Monday, Memorial of St. Agnes, virgin and martyr
Many people today diet but few seem to fast. They give up food as if they were fasting in order to look better and to feel better. But they would probably ask the opposite of what the disciples of both John and the Pharisees ask Jesus in the gospel today, “Why fast?” Some might answer quickly that we fast to please God? But is God really pleased when we give up food? Those who doubt the value of fasting are fond of citing Isaiah 58 where God tells the Israelites that He is more interested in works of mercy.
But fasting has its purposes which Jesus implicitly recognizes when he says that its time is coming. He also goes on a forty-day fast before beginning his public ministry. Recalling that difficult experience in which the devil sorely tempts Jesus, we also might ask, “Why fast?” The answer is that we fast so that we might know God. God may not be moved by our fasting but fasting makes us aware of His presence. Moses and Elias fast forty days before they receive their respective revelations. Luke’s gospel mentions that the prophetess Anna In the Temple is accustomed to fasting when she tells those who were awaiting a Messiah about the child Jesus.

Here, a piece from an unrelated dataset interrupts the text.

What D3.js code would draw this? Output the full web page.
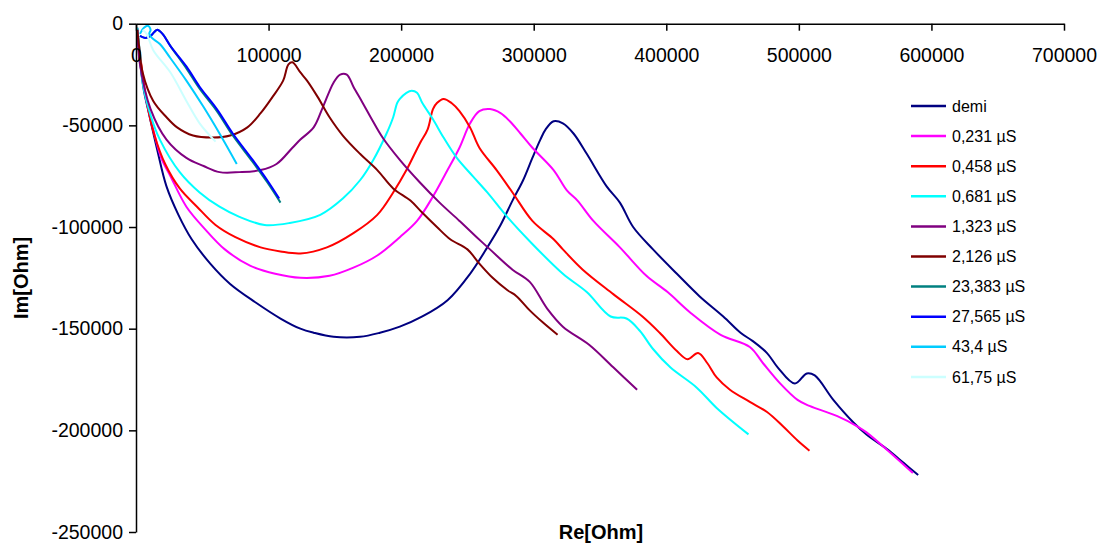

Forgoing the satisfaction of eating makes us appreciative of the gift of food and all God’s gifts. A simple reflection on the hunger which fasting induces will permit us to see Christ in those who chronically lack food. Finally and most importantly, fasting confirms our commitment to serve God and not ourselves. As St. Agnes gave up her life to demonstrate her commitment to God, we from time to time should give up some food.